Waters expressed great regret that the famous Senator Theatre in Baltimore, where he’s done a lot of his previews, may be going out of business, and happily recalled giving out coupons for dinners-for-two to the Little Tavern — “the worst restaurant in Baltimore.” Surprisingly — or perhaps, not so surprisingly — his films do the best business in rich neighborhoods. “If you’re poor, irony is meaningless. They think you’re making fun of the genre, which you are, basically.”
No matter how outré and over-the-top his films are, to the point where one might think he never met a line he wouldn’t cross, Waters cautioned the audience of aspiring cineastes to make sure their flicks don’t get an NC-17 rating. “An NC-17 film will never be a hit because you can’t sell it anywhere. The MPAA will never release an NC-17 film.” Waters noted that he never won a court case over Pink Flamingos, “because it IS obscene. I mean, show that in court at 10 AM...?”

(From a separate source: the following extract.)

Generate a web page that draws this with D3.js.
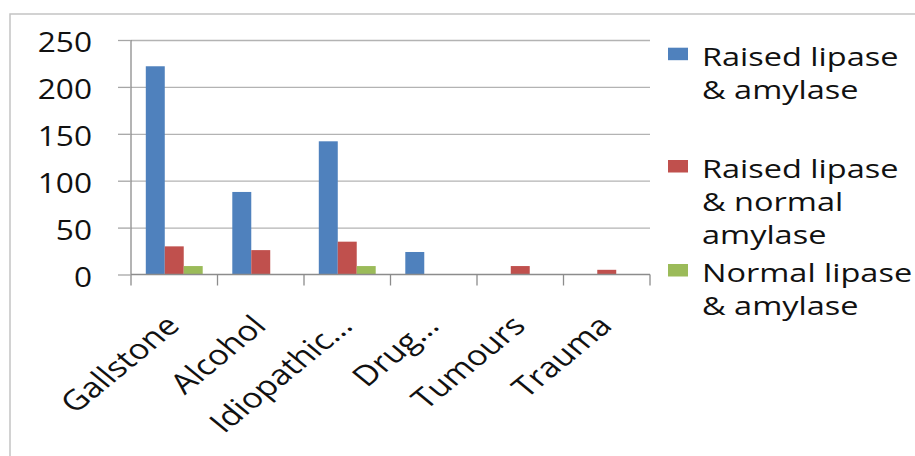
<!DOCTYPE html>
<html>
<head>
<meta charset="utf-8">
<script src="https://cdn.jsdelivr.net/npm/d3@7"></script>
<style>
  html, body { margin: 0; padding: 0; background: #fff; }
  svg { display: block; }
  text { font-family: "Open Sans", sans-serif; fill: #111; }
</style>
</head>
<body>
<svg id="chart" width="915" height="456"></svg>
<script>
// ---- data ----
const categories = ["Gallstone", "Alcohol", "Idiopathic…", "Drug…", "Tumours", "Trauma"];
const seriesNames = ["Raised lipase & amylase", "Raised lipase & normal amylase", "Normal lipase & amylase"];
const raisedLipaseAmylase = [222, 88, 142, 24, 0, 0];
const raisedLipaseNormalAmylase = [30, 26, 35, 0, 9, 5];
const normalLipaseAmylase = [9, 0, 9, 0, 0, 0];
const yTickValues = [0, 50, 100, 150, 200, 250];
const legendLines = [
  ["Raised lipase", "& amylase"],
  ["Raised lipase", "& normal", "amylase"],
  ["Normal lipase", "& amylase"]
];
const seriesColors = ["#4F81BD", "#C0504D", "#9BBB59"];

const seriesValues = [raisedLipaseAmylase, raisedLipaseNormalAmylase, normalLipaseAmylase];
const rows = categories.map((c, i) => ({ cat: c, vals: seriesValues.map(s => s[i]) }));

// ---- layout ----
const svg = d3.select("#chart");
const plot = { left: 131, right: 650, top: 40, bottom: 274.5 };

// outer frame (top + left edges visible)
svg.append("path")
  .attr("d", `M10,456 L10,14 L915,14`)
  .attr("fill", "none").attr("stroke", "#c4c4c4").attr("stroke-width", 1.5);

const x = d3.scaleBand().domain(categories).range([plot.left, plot.right]).paddingInner(0).paddingOuter(0);
const x1 = d3.scaleBand().domain(d3.range(seriesNames.length)).range([0, x.bandwidth()]).paddingInner(0).paddingOuter(0.78);
const y = d3.scaleLinear().domain([0, 250]).range([plot.bottom, plot.top]);

// gridlines
const grid = svg.append("g").attr("transform", `translate(${plot.left},0)`)
  .call(d3.axisLeft(y).tickValues(yTickValues.filter(v => v > 0)).tickSize(-(plot.right - plot.left)).tickFormat(""));
grid.select(".domain").remove();
grid.selectAll("line").attr("stroke", "#b3b3b3").attr("stroke-width", 1.3);

// y axis with outward ticks
const yAxis = svg.append("g").attr("transform", `translate(${plot.left},0)`)
  .call(d3.axisLeft(y).tickValues(yTickValues).tickSize(13).tickFormat(d3.format("d")));
yAxis.select(".domain").attr("d", `M0,${plot.top}V${plot.bottom + 11}`).attr("stroke", "#8c8c8c").attr("stroke-width", 1.3);
yAxis.selectAll(".tick line").attr("stroke", "#a6a6a6").attr("stroke-width", 1.3);
yAxis.selectAll(".tick text")
  .attr("x", null).attr("dy", null)
  .attr("text-anchor", "end")
  .attr("dominant-baseline", "central")
  .attr("transform", `translate(-39,1) scale(1.13,1)`)
  .style("font-size", "28px").style("fill", "#111");

// bars
const groups = svg.append("g").selectAll("g").data(rows).join("g")
  .attr("transform", d => `translate(${x(d.cat)},0)`);
groups.selectAll("rect").data(d => d.vals.map((v, i) => ({ v, i }))).join("rect")
  .attr("x", d => x1(d.i))
  .attr("width", x1.bandwidth())
  .attr("y", d => y(d.v))
  .attr("height", d => y(0) - y(d.v))
  .attr("fill", d => seriesColors[d.i]);

// x axis
const xAxis = svg.append("g").attr("transform", `translate(0,${plot.bottom})`)
  .call(d3.axisBottom(x).tickSize(0).tickPadding(0));
xAxis.select(".domain").attr("d", `M${plot.left},0H${plot.right}`).attr("stroke", "#8c8c8c").attr("stroke-width", 1.3);
// boundary tick marks
xAxis.selectAll(".bound").data(categories).join("line").attr("class", "bound")
  .attr("x1", d => x(d) + x.bandwidth()).attr("x2", d => x(d) + x.bandwidth())
  .attr("y1", 0).attr("y2", 11).attr("stroke", "#8c8c8c").attr("stroke-width", 1.3);
xAxis.selectAll(".tick text")
  .attr("y", null).attr("dy", null)
  .attr("text-anchor", "end")
  .attr("transform", `translate(7,53) scale(1.22,1) rotate(-45)`)
  .style("font-size", "28px").style("fill", "#111");

// legend
const legend = svg.append("g");
const legendTop = [65.7, 178, 282];
const lineH = 33;
legendLines.forEach((lines, i) => {
  const g = legend.append("g").attr("transform", `translate(0,${legendTop[i]})`);
  g.append("rect").attr("x", 668).attr("y", -18).attr("width", 20).attr("height", 12.5).attr("fill", seriesColors[i]);
  lines.forEach((t, j) => {
    g.append("text").attr("transform", `translate(702,${j * lineH}) scale(1.25,1)`)
      .style("font-size", "26px").text(t);
  });
});
</script>
</body>
</html>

Waters regaled the audience with anecdotes of freaked-out families whose initial pleasure at having him film in their communities soon turned sour after they realized what he was doing. His next TV role will be as the “Groom Reaper” in “Till Death Do Us Part,” his next film project, which has been green-lit, a children’s movie that already has stars attached. (That’s all he’ll say, citing “bad luck” that will ensue if he talks about it prematurely.)
“You have to come up with something new they haven’t seen before,” he counseled, “make people leave the house,” because “there’s so much they can get at home for free.” Above all, “Learn the business. Read the trade papers. Send your stuff! A ‘no’ is free.”
I’d wager the talents said “yes” to this session — as did I, and to Berlinale 2007. Auf Wiedersehen, till next year!